All that moving around has Jay Lamy, a principal at AQUILA Commercial, encouraging space seekers to consider the differences between the two most recent real estate slumps — following the tech bust and the credit crisis. Although there are similarities between them, the differences in their underlying drivers mean tenants should be much more concerned with how to reduce exposure to a landlord’s shaky finances.

Losing one’s landlord as a result of foreclosure is a chief risk to a tenant’s stability, Lamy said. Without certain protections in a lease, such an event could result in unexpected rental rate increases, lack of management or refusal to follow through on promises — such as amenities — made by the prior landlord.

“Now is a crucial time to compare and contrast the two most recent real estate cycles,” Lamy said. “If the goal of tenants during the previous recession was to get a good deal, the mantra for this cycle needs to be ‘mitigate your risk.’”
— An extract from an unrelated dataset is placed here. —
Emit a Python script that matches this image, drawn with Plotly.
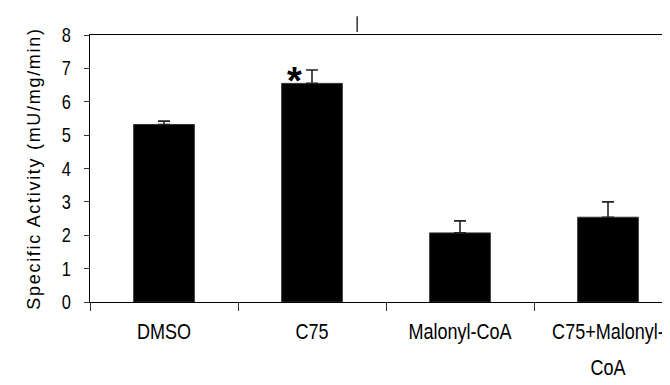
import plotly.graph_objects as go

categories = ["DMSO", "C75", "Malonyl-CoA", "C75+Malonyl-<br>CoA"]
activity = [5.32, 6.55, 2.07, 2.54]
error_up = [0.10, 0.40, 0.36, 0.46]
y_ticks = [0, 1, 2, 3, 4, 5, 6, 7, 8]

font_family = "Liberation Sans, Arial, sans-serif"

fig = go.Figure()
fig.add_trace(go.Bar(
    x=categories,
    y=activity,
    width=0.41,
    marker=dict(color="black", line=dict(color="#333333", width=1)),
    error_y=dict(type="data", array=error_up, arrayminus=[0] * len(error_up),
                 symmetric=False, color="#222222", thickness=1.6, width=6),
    showlegend=False,
))

fig.add_annotation(x=0.885, y=6.62, xref="x", yref="y", text="<b>*</b>",
                   showarrow=False, font=dict(family=font_family, size=38, color="black"))

# stray tick mark above plot
fig.add_shape(type="line", xref="paper", yref="paper",
              x0=0.4544, x1=0.4544, y0=1.011, y1=1.07,
              line=dict(color="#333333", width=1.5))

fig.update_layout(
    width=670, height=385,
    margin=dict(l=82, r=0, t=27, b=91, pad=0),
    paper_bgcolor="white", plot_bgcolor="white",
    xaxis=dict(
        type="category",
        range=[-0.5, 3.473],
        tickson="boundaries",
        ticks="outside", ticklen=8, tickcolor="#333333", tickwidth=1,
        showline=True, linecolor="black", linewidth=1, mirror=True,
        showgrid=False, zeroline=False,
        tickfont=dict(family=font_family, size=22, color="black"),
        ticklabelstandoff=10,
        automargin=False,
    ),
    yaxis=dict(
        range=[0, 8],
        tickvals=y_ticks,
        ticks="outside", ticklen=5, tickcolor="#333333", tickwidth=1,
        showline=True, linecolor="black", linewidth=1,
        showgrid=False, zeroline=False,
        tickfont=dict(family=font_family, size=20, color="black"),
        ticklabelstandoff=9,
        automargin=False,
        title=dict(text="Specific Activity (mU/mg/min)",
                   font=dict(family=font_family, size=18, color="black"),
                   standoff=14),
    ),
)

post = """
function squeeze(sel, f) {
  document.querySelectorAll(sel).forEach(function (t) {
    var x = parseFloat(t.getAttribute('x') || '0') || 0;
    var tr = t.getAttribute('transform') || '';
    tr += ' translate(' + x + ',0) scale(' + f + ',1) translate(' + (-x) + ',0)';
    t.setAttribute('transform', tr);
  });
}
squeeze('.xtick text', 0.82);
squeeze('.ytick text', 0.82);
document.querySelectorAll('.xtick text tspan.line').forEach(function (s, i) {
  if (s.getAttribute('dy') && s.getAttribute('dy') !== '0em') { s.setAttribute('dy', '1.6em'); }
});
var t = document.querySelector('.ytitle');
if (t) { t.style.letterSpacing = '1.7px'; }
"""
fig.write_html("out.html", post_script=post)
Austin’s last real estate downturn was based on tenant overconsumption as too many dot-com companies thought they were going to be the next big thing, and overfed their appetite for desired growth, Lamy said. When the level of anticipated growth didn’t materialize, an enormous amount of space went on the market. But back then there was enough money to bridge the gap until the next growth phase.

That next growth phase, however, ended with this recession, which stemmed from the credit crisis that saw a lot of lending, followed by very little lending when regulators clamped down on banks.

Now, lenders are getting aggressive with landlords in default. Foreclosure postings of commercial real estate in Austin are up 13 percent compared with the previous year, according to Foreclosure Listing Service. From January through November, there were 951 foreclosure postings filed on commercial properties in the Austin metro area, compared with 838 for the same 11-month period last year.

“Lenders have recently started foreclosing on a number of local assets, and we anticipate more will follow suit before the market turns around,” Lamy wrote. “This leaves many wondering what strategies lenders will take as they assume their new role as landlords, and what impact it will have on tenants.”

There were 36 office building foreclosure postings during the first 11 months of 2010, up from 18 during the same period in 2009 — a 100 percent increase. Office projects that reached the foreclosure docket during 2010 include Travesia Corporate Park and Frontera Vista in Round Rock, the River Place Corporate Park, Ladera Bend, Northview Business Center and the Parkway at Oak Hill.

The office building at the stalled University Park development on the former Concordia University campus was reclaimed after the project’s lenders, Texas Capital Bank and U.S. Bank, foreclosed on the eight-story building in June. The banks said it soon will be for sale, but that has put its tenants in limbo.

But once a building emerges from foreclosure as Ladera Bend did, new tenants will be sought. Ladera Bend is the first office building of its size to go through the entire foreclosure process and emerge with a new, nonlender owner. In December, a partnership of Austin-based HPI Real Estate Services & Investments and Sarofim Realty Advisors, a Dallas pension fund adviser, bought the 161,000-square-foot office project from Wells Fargo, which repossessed it in 2009.

Regardless of whether a property was in foreclosure or never threatened, the paramount principle in Lamy’s analysis is that each tenant get to know a potential landlord’s lenders and ensure it has protections included in a subordination, nondisturbance and attornment agreement. And negotiating with multiple properties also safeguards against risk.

“This time around, it’s wise to get as best an attorney as you can because most brokers, who can suggest language, still don’t practice law in court, and that’s where these disputes will be headed in these situations,” said Greg Marberry, a broker at CB Richard Ellis.

Lamy said that while research shows positive signs toward a market recovery, tenants shouldn’t rely on that and solely look for deals.

“In the event we face a situation where we see a double-dip recession, the Austin market will certainly not be immune from it and could face additional deterioration in value,” Lamy wrote. “The ability for tenants to get a good deal in this market will not be as easy as it was in the last economic downturn — and will be defined far more by lessened risk.”